As I'm sitting here crying in the bathroom, I feel broken. All the emotion came rushing back to me. It all hit be like a brick wall. I'm not deviating from my path, programs or goal of earning Kendall Rae's love and time back. But I have this lump in my throat. After talking with my two counselors and group members for 4 and 3 weeks respectively I've become better at pinpointing a mood swing, at grabbing it and not letting it go unchecked. I checked it. I needed to cry it out and process it. As I'm writing this I feel myself getting better. I'm not as crushed as I just was. I miss you more tonight than ever before. I remember when I had a breakdown right before we went to bed and you told me you'd always be there. You told me you weren't going anywhere, that you were here for the long haul. I believed you 1000%. You're not here. You're gone, you say you're done, you're forcing yourself to be done, not talk to me and try to move on.
Why?
I'm not a bad person, I'm not terrible. I'm not a monster. I've done wrong things, acted ignorantly and did stupid mindless things that were inappropriate and unacceptable. But I'm not bad, I'm not unworthy. I'm a great person. I care deeply about you. I love you powerfully like no one ever will. You don't have to be ready to start over, just tell me you miss me. Just let me know that you still love me. I miss you, the person, the angel.

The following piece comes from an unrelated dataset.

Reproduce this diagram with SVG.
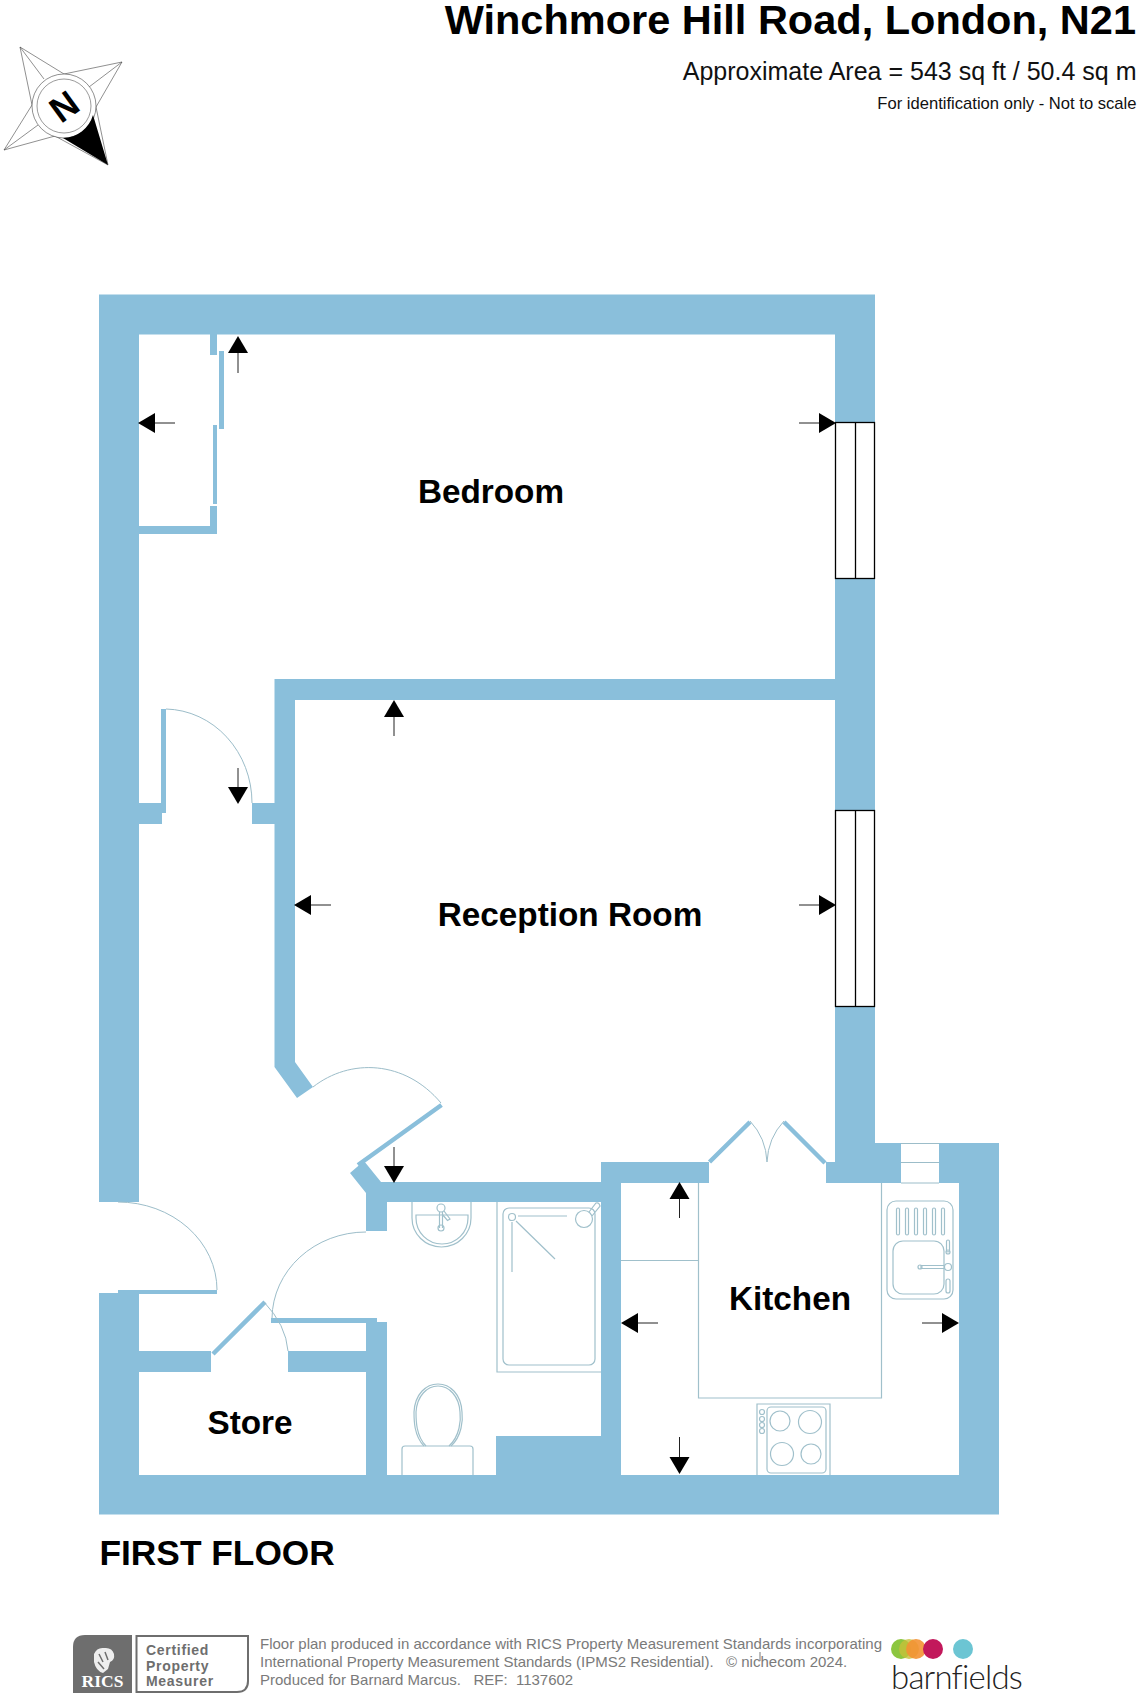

It's not about sex, it's not about the title or the comfortability. It's about me knowing I will love you for the rest of my days. Whether I turn in the withdrawal papers or not I will always love you. Whether I break my leg and fall off a cliff, I will always love you. If I lose my sight, hearing and sense of smell I always will love you.
But what if I'm right? What if we are meant to be together? What if this is gods way of preparing me for the life were supposed to have?
What if you're wrong? What if. Just ask yourself that. What if I do prove it to you, what if I do earn the respect of your family back? What if I do send the letters I've written them all?
What if?
I love you and I hope you sleep well babe. I miss you.